Task brief >>
Without the images, write out the whole listing exactly.

Recorded information >>
##########

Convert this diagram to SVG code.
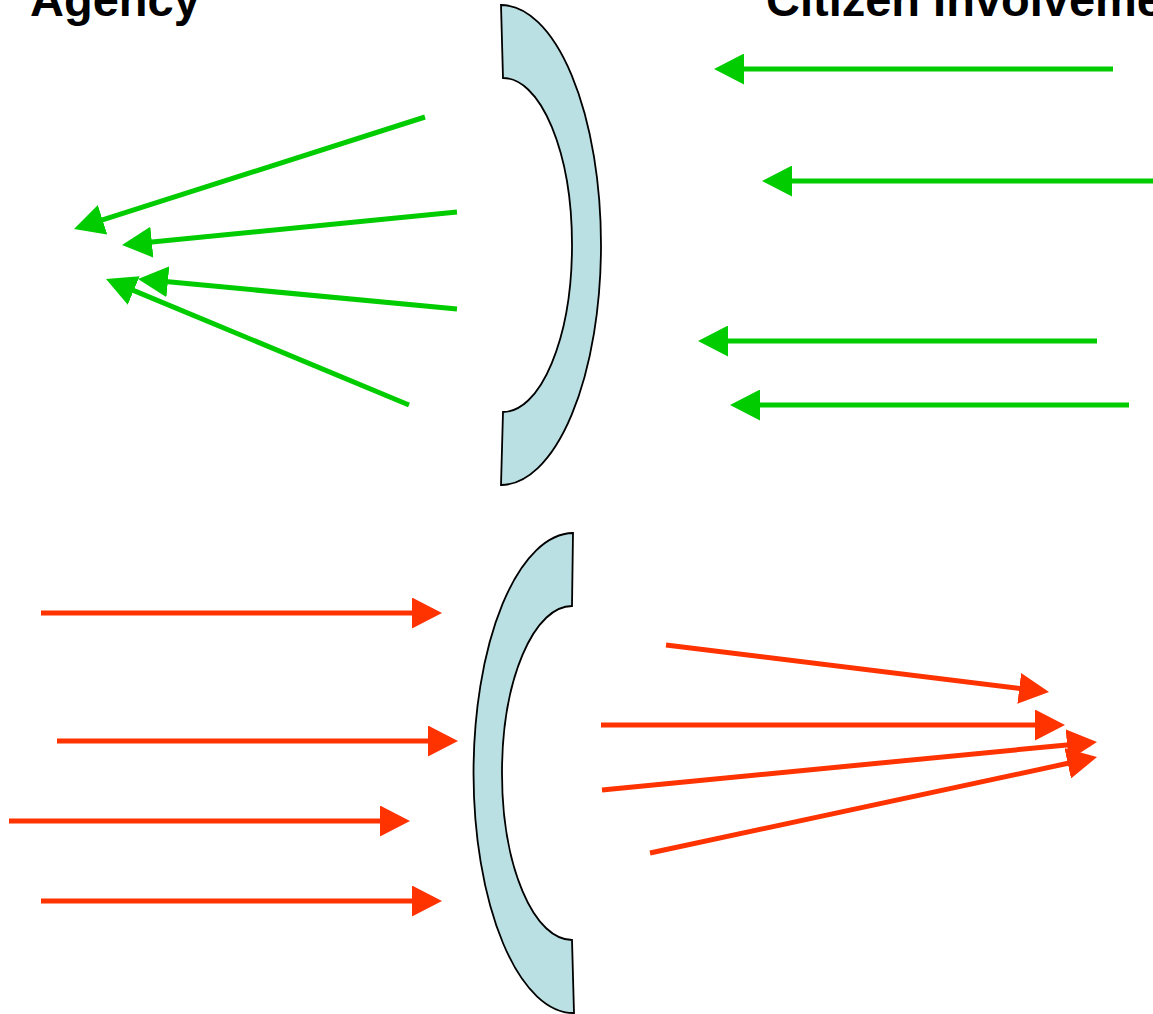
<svg xmlns="http://www.w3.org/2000/svg" width="1153" height="1014" viewBox="0 0 1153 1014">
<style>
.title{font-family:"Liberation Sans",Arial,sans-serif;font-weight:bold;font-size:47px;fill:#000}
.lens{fill:#bbe0e3;stroke:#000;stroke-width:1.8}
.g{stroke:#00cc00;stroke-width:5;fill:none}
.r{stroke:#ff3300;stroke-width:5;fill:none}
</style>
<defs>
<marker id="ag" markerUnits="userSpaceOnUse" markerWidth="30" markerHeight="31" refX="5" refY="15.5" orient="auto" viewBox="0 0 30 31"><path d="M0,0 L30,15.5 L0,31 Z" fill="#00cc00"/></marker>
<marker id="ar" markerUnits="userSpaceOnUse" markerWidth="30" markerHeight="31" refX="5" refY="15.5" orient="auto" viewBox="0 0 30 31"><path d="M0,0 L30,15.5 L0,31 Z" fill="#ff3300"/></marker>
</defs>
<text class="title" x="30" y="16">Agency</text>
<text class="title" x="766" y="16">Citizen Involvement</text>
<g id="lens-top"><path class="lens" d="M501,5 A100,240 0 0 1 501,485 L503,412 A69,167 0 0 0 503,78 Z"/></g>
<g id="lens-bottom"><path class="lens" d="M573,533 A100,240 0 0 0 574,1013 L572,940 A70,167 0 0 1 572,606 Z"/></g>
<g id="connectors">
<line class="g" x1="1113" y1="69" x2="739" y2="69" marker-end="url(#ag)"/>
<line class="g" x1="1153" y1="181" x2="787" y2="181" marker-end="url(#ag)"/>
<line class="g" x1="1097" y1="341" x2="723" y2="341" marker-end="url(#ag)"/>
<line class="g" x1="1129" y1="405" x2="755" y2="405" marker-end="url(#ag)"/>
<line class="g" x1="425" y1="117" x2="97.8" y2="221.4" marker-end="url(#ag)"/>
<line class="g" x1="457" y1="212" x2="146.9" y2="242.6" marker-end="url(#ag)"/>
<line class="g" x1="457" y1="309" x2="162.9" y2="281.3" marker-end="url(#ag)"/>
<line class="g" x1="409" y1="405" x2="129.1" y2="288.6" marker-end="url(#ag)"/>
<line class="r" x1="41" y1="613" x2="417" y2="613" marker-end="url(#ar)"/>
<line class="r" x1="57" y1="741" x2="433" y2="741" marker-end="url(#ar)"/>
<line class="r" x1="9" y1="821" x2="385" y2="821" marker-end="url(#ar)"/>
<line class="r" x1="41" y1="901" x2="417" y2="901" marker-end="url(#ar)"/>
<line class="r" x1="666" y1="645" x2="1024.2" y2="689" marker-end="url(#ar)"/>
<line class="r" x1="601" y1="725" x2="1040" y2="725" marker-end="url(#ar)"/>
<line class="r" x1="602" y1="790" x2="1072.1" y2="744.4" marker-end="url(#ar)"/>
<line class="r" x1="650" y1="853" x2="1072.6" y2="762.3" marker-end="url(#ar)"/>
</g>
</svg>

##########

Final result >>
Convert this diagram to SVG code.
<svg xmlns="http://www.w3.org/2000/svg" width="1153" height="1014" viewBox="0 0 1153 1014">
<style>
.title{font-family:"Liberation Sans",Arial,sans-serif;font-weight:bold;font-size:47px;fill:#000}
.lens{fill:#bbe0e3;stroke:#000;stroke-width:1.8}
.g{stroke:#00cc00;stroke-width:5;fill:none}
.r{stroke:#ff3300;stroke-width:5;fill:none}
</style>
<defs>
<marker id="ag" markerUnits="userSpaceOnUse" markerWidth="30" markerHeight="31" refX="5" refY="15.5" orient="auto" viewBox="0 0 30 31"><path d="M0,0 L30,15.5 L0,31 Z" fill="#00cc00"/></marker>
<marker id="ar" markerUnits="userSpaceOnUse" markerWidth="30" markerHeight="31" refX="5" refY="15.5" orient="auto" viewBox="0 0 30 31"><path d="M0,0 L30,15.5 L0,31 Z" fill="#ff3300"/></marker>
</defs>
<text class="title" x="30" y="16">Agency</text>
<text class="title" x="766" y="16">Citizen Involvement</text>
<g id="lens-top"><path class="lens" d="M501,5 A100,240 0 0 1 501,485 L503,412 A69,167 0 0 0 503,78 Z"/></g>
<g id="lens-bottom"><path class="lens" d="M573,533 A100,240 0 0 0 574,1013 L572,940 A70,167 0 0 1 572,606 Z"/></g>
<g id="connectors">
<line class="g" x1="1113" y1="69" x2="739" y2="69" marker-end="url(#ag)"/>
<line class="g" x1="1153" y1="181" x2="787" y2="181" marker-end="url(#ag)"/>
<line class="g" x1="1097" y1="341" x2="723" y2="341" marker-end="url(#ag)"/>
<line class="g" x1="1129" y1="405" x2="755" y2="405" marker-end="url(#ag)"/>
<line class="g" x1="425" y1="117" x2="97.8" y2="221.4" marker-end="url(#ag)"/>
<line class="g" x1="457" y1="212" x2="146.9" y2="242.6" marker-end="url(#ag)"/>
<line class="g" x1="457" y1="309" x2="162.9" y2="281.3" marker-end="url(#ag)"/>
<line class="g" x1="409" y1="405" x2="129.1" y2="288.6" marker-end="url(#ag)"/>
<line class="r" x1="41" y1="613" x2="417" y2="613" marker-end="url(#ar)"/>
<line class="r" x1="57" y1="741" x2="433" y2="741" marker-end="url(#ar)"/>
<line class="r" x1="9" y1="821" x2="385" y2="821" marker-end="url(#ar)"/>
<line class="r" x1="41" y1="901" x2="417" y2="901" marker-end="url(#ar)"/>
<line class="r" x1="666" y1="645" x2="1024.2" y2="689" marker-end="url(#ar)"/>
<line class="r" x1="601" y1="725" x2="1040" y2="725" marker-end="url(#ar)"/>
<line class="r" x1="602" y1="790" x2="1072.1" y2="744.4" marker-end="url(#ar)"/>
<line class="r" x1="650" y1="853" x2="1072.6" y2="762.3" marker-end="url(#ar)"/>
</g>
</svg>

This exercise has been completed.